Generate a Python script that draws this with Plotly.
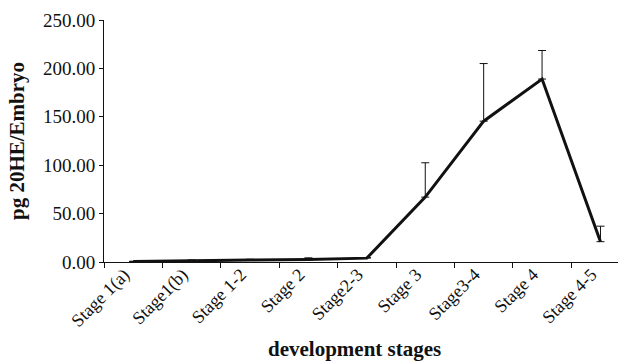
import plotly.graph_objects as go

stages = ["Stage 1(a)", "Stage1(b)", "Stage 1-2", "Stage 2", "Stage2-3",
          "Stage 3", "Stage3-4", "Stage 4", "Stage 4-5"]
values = [0.5, 1.5, 2.0, 2.5, 4.0, 67.0, 145.5, 189.0, 21.0]
err_plus = [0.3, 0.6, 0.8, 1.8, 0.6, 35.5, 59.5, 29.5, 16.0]

fig = go.Figure()
fig.add_trace(go.Scatter(
    x=stages, y=values, mode="lines",
    line=dict(color="#111111", width=3),
    error_y=dict(type="data", array=err_plus, symmetric=False, arrayminus=[0]*len(values),
                 color="#111111", thickness=1, width=4),
    showlegend=False,
))

font = "Liberation Serif, Times New Roman, serif"
fig.update_layout(
    width=618, height=361,
    margin=dict(l=104, r=0, t=20, b=99, autoexpand=False),
    paper_bgcolor="white", plot_bgcolor="white",
    font=dict(family=font, color="#111111"),
    xaxis=dict(
        type="category", range=[-0.5, 8.3], tickson="boundaries", automargin=False,
        showline=True, linecolor="#111111", linewidth=1,
        ticks="outside", ticklen=5, tickcolor="#111111",
        tickangle=-45, tickfont=dict(size=18, family=font),
        ticklabelshift=-9, ticklabelstandoff=-6,
        showgrid=False, zeroline=False,
    ),
    yaxis=dict(
        range=[0, 250], tickvals=[0, 50, 100, 150, 200, 250], tickformat=".2f",
        automargin=False,
        showline=True, linecolor="#111111", linewidth=1,
        ticks="outside", ticklen=4, tickcolor="#111111",
        tickfont=dict(size=19, family=font),
        showgrid=False, zeroline=False,
        title=dict(text="<b>pg 20HE/Embryo</b>", font=dict(size=21, family=font), standoff=12),
    ),
    annotations=[dict(
        text="<b>development stages</b>", xref="paper", yref="paper",
        x=0.488, y=-0.36, xanchor="center", yanchor="middle", showarrow=False,
        font=dict(size=21, family=font, color="#111111"),
    )],
)

fig.write_html(
    "out.html",
    config={"displayModeBar": False},
    post_script="document.body.style.margin='0';document.body.style.overflow='hidden';",
)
----------
▶ WHAT IS EXPECTED:
Write out the data precisely as given, excluding the pictures.

▶ TASK RESPONSE:
Generate a Python script that draws this with Plotly.
import plotly.graph_objects as go

stages = ["Stage 1(a)", "Stage1(b)", "Stage 1-2", "Stage 2", "Stage2-3",
          "Stage 3", "Stage3-4", "Stage 4", "Stage 4-5"]
values = [0.5, 1.5, 2.0, 2.5, 4.0, 67.0, 145.5, 189.0, 21.0]
err_plus = [0.3, 0.6, 0.8, 1.8, 0.6, 35.5, 59.5, 29.5, 16.0]

fig = go.Figure()
fig.add_trace(go.Scatter(
    x=stages, y=values, mode="lines",
    line=dict(color="#111111", width=3),
    error_y=dict(type="data", array=err_plus, symmetric=False, arrayminus=[0]*len(values),
                 color="#111111", thickness=1, width=4),
    showlegend=False,
))

font = "Liberation Serif, Times New Roman, serif"
fig.update_layout(
    width=618, height=361,
    margin=dict(l=104, r=0, t=20, b=99, autoexpand=False),
    paper_bgcolor="white", plot_bgcolor="white",
    font=dict(family=font, color="#111111"),
    xaxis=dict(
        type="category", range=[-0.5, 8.3], tickson="boundaries", automargin=False,
        showline=True, linecolor="#111111", linewidth=1,
        ticks="outside", ticklen=5, tickcolor="#111111",
        tickangle=-45, tickfont=dict(size=18, family=font),
        ticklabelshift=-9, ticklabelstandoff=-6,
        showgrid=False, zeroline=False,
    ),
    yaxis=dict(
        range=[0, 250], tickvals=[0, 50, 100, 150, 200, 250], tickformat=".2f",
        automargin=False,
        showline=True, linecolor="#111111", linewidth=1,
        ticks="outside", ticklen=4, tickcolor="#111111",
        tickfont=dict(size=19, family=font),
        showgrid=False, zeroline=False,
        title=dict(text="<b>pg 20HE/Embryo</b>", font=dict(size=21, family=font), standoff=12),
    ),
    annotations=[dict(
        text="<b>development stages</b>", xref="paper", yref="paper",
        x=0.488, y=-0.36, xanchor="center", yanchor="middle", showarrow=False,
        font=dict(size=21, family=font, color="#111111"),
    )],
)

fig.write_html(
    "out.html",
    config={"displayModeBar": False},
    post_script="document.body.style.margin='0';document.body.style.overflow='hidden';",
)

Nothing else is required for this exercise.